ここでは、いつ二次診療施設を受診するべきか解説します。
セカンドオピニオンを受けたいとき
セカンドオピニオンとは、かかりつけの動物病院の診断や治療方針について不安を感じた場合、別の動物病院に意見を求めることを指します。言葉を話さない動物は、自分で身体の不調を訴えることが難しく、いつも一緒に過ごしている飼い主さんや専門知識を持つ獣医が不調の原因を追求してあげなければなりません。治療は、原因によって異なるからこそ、診断結果や治療方針に納得できない場合は、専門性や技術性の高い二次診療施設でセカンドオピニオンを検討しましょう。
治療継続しても病気が治らないとき
かかりつけの動物病院で継続的な治療をしているにも関わらず、期待される治療効果がみられない場合、二次診療施設で状態を確認してもらいましょう。精密検査を受けることで、一次診療で見つけられなかった異常を発見して、より適切な治療方法を見つけられる可能性があります。発症率の低い病気や難易度の高い疾患は、新しい技術や臨床実験を行っている二次診療施設に行くことで早期発見と回復につながる治療ができるかもしれません。
専門的な検査や外科手術が必要なとき
CTやMRI、高度画像診断、内視鏡検査、外科手術など専門的な医療機器や設備を使った検査や治療が必要な場合、二次診療施設の受診が必要になるでしょう。一次診療の動物病院では、精密検査の設備や先端医療機器が揃っていない可能性が高く、精密検査や整形外科手術、腫瘍摘出手術などが必要と判断されれば、二次診療施設を紹介してもらえます。適切なタイミングで二次診療施設を紹介してもらえるように、一次診療の動物病院で定期検診や診察を受けることが重要です。
動物病院でセカンドオピニオンを求めるときの注意点

セカンドオピニオンは、ペットの健康を守り寿命を伸ばすために大切な手段です。特に動物の病気や怪我は早期発見と早期治療が命に関わる可能性があるからこそ、円滑に進められるように体制を整えておきましょう。

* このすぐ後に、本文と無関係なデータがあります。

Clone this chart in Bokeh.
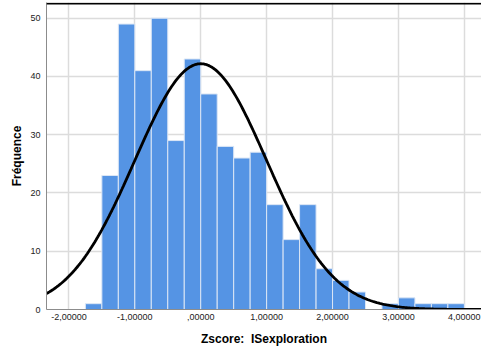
import numpy as np
from bokeh.plotting import figure
from bokeh.models import FixedTicker, Span, ColumnDataSource
from bokeh.embed import file_html
from bokeh.resources import INLINE

# histogram bins (lower edges) and counts
bin_lower = [-1.75, -1.5, -1.25, -1.0, -0.75, -0.5, -0.25, 0.0, 0.25, 0.5, 0.75,
             1.0, 1.25, 1.5, 1.75, 2.0, 2.25, 2.5, 2.75, 3.0, 3.25, 3.5, 3.75]
counts = [1, 23, 49, 41, 50, 29, 43, 37, 28, 26, 27,
          18, 12, 18, 7, 5, 3, 0, 1, 2, 1, 1, 1]
bin_width = 0.25
mean = 0.0
sd = 1.0

x_ticks = [-2, -1, 0, 1, 2, 3, 4]
x_tick_labels = ["-2,00000", "-1,00000", ",00000", "1,00000", "2,00000", "3,00000", "4,00000"]
y_ticks = [0, 10, 20, 30, 40, 50]

N = sum(counts)
left = np.array(bin_lower)
src = ColumnDataSource(dict(left=left, right=left + bin_width, top=counts))

Y_END = 52.7
p = figure(width=481, height=348, output_backend="svg", toolbar_location=None,
           x_range=(-2.34, 4.26), y_range=(0, Y_END),
           min_border_left=46, min_border_right=0, min_border_top=2, min_border_bottom=36)

p.quad(left="left", right="right", bottom=0, top="top", source=src,
       fill_color="#5594E4", line_color="#dbe6f5", line_width=1)

xs = np.linspace(-2.34, 4.26, 300)
ys = N * bin_width * np.exp(-0.5 * ((xs - mean) / sd) ** 2) / (sd * np.sqrt(2 * np.pi))
p.line(xs, ys, line_color="black", line_width=2.8)

p.add_layout(Span(location=Y_END - 0.2, dimension="width", line_color="black",
                  line_width=1.8, level="overlay"))

p.outline_line_color = None
p.background_fill_color = "white"
p.border_fill_color = "white"

for g in (p.xgrid, p.ygrid):
    g.grid_line_color = "#dcdcdc"
    g.grid_line_width = 1.5
p.xgrid.ticker = FixedTicker(ticks=x_ticks)
p.ygrid.ticker = FixedTicker(ticks=y_ticks)

p.xaxis.ticker = FixedTicker(ticks=x_ticks)
p.xaxis.major_label_overrides = {t: l for t, l in zip(x_ticks, x_tick_labels)}
p.yaxis.ticker = FixedTicker(ticks=y_ticks)

for ax in (p.xaxis, p.yaxis):
    ax.axis_line_color = "#8c8c8c"
    ax.axis_line_width = 1
    ax.major_tick_line_color = None
    ax.minor_tick_line_color = None
    ax.major_tick_out = 0
    ax.major_tick_in = 0
    ax.major_label_text_font = "Liberation Sans"
    ax.major_label_text_font_size = "9px"
    ax.major_label_text_color = "#222222"
    ax.axis_label_text_font = "Liberation Sans"
    ax.axis_label_text_font_style = "bold"
    ax.axis_label_text_font_size = "12px"
    ax.axis_label_text_color = "black"

p.xaxis.axis_label = "Zscore:\u00a0 ISexploration"
p.xaxis.major_label_standoff = 4
p.xaxis.axis_label_standoff = 9
p.yaxis.axis_label = "Fréquence"
p.yaxis.major_label_standoff = 6
p.yaxis.axis_label_standoff = 3

open("out.html", "w").write(file_html(p, INLINE))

ここでは、動物病院でセカンドオピニオンを求めるときの注意点を解説します。
疑問に感じることは獣医に質問する
診断結果や治療方針に疑問を抱いた際は、まずはその場で質問しましょう。獣医の説明が足りなかったり、飼い主さんの知識や理解不足だったり、双方間で誤解が生じることがあるからです。飼い主さんが正直に疑問や不安を打ち明けることで、誤解を解消して、納得した状態で治療をはじめられます。疑問があるからといって最初からセカンドオピニオンのためにほかの動物病院を受診すると、ペットの負担にもつながります。
マナーを守ってセカンドオピニオンを受ける
セカンドオピニオンの精度を高めるためには、これまでの診療記録が必要です。また、二次診療施設を利用するのであれば紹介状を用意してもらわなければなりません。突然、かかりつけの動物病院から切り替えるのではなく、事前にかかりつけの動物病院に相談したうえで紹介状を依頼するのがマナーです。
セカンドオピニオンに後ろめたさを感じる必要はない
セカンドオピニオンは、ペットにとって適切な治療方針を決めるための手段です。ほかの動物病院や二次診療施設を受診するからといって、元の動物病院を否定することになるわけではありません。長くお世話になっている動物病院に紹介状を依頼する際には、遠慮や後ろめたさを感じる必要はありません。「精密検査を受けたい」「多角的な視点から治療方針の選択肢を増やしたい」などセカンドオピニオンを受ける理由はさまざまです。
まとめ

動物病院には、一次診療と二次診療の2つの段階があり、ペットの症状や状態に応じて使い分けが必要です。日常的な健康管理や軽度の症状には、一次診療の動物病院(かかりつけ医)を利用し、精密検査や外科手術など専門性の高い診療には、二次診療施設を利用しましょう。また、診断内容に疑問や不安があればセカンドオピニオンを受けることも大切です。家族の一員であるペットの健康と寿命を守るため、飼い主さん自身も知識と判断力を身につけましょう。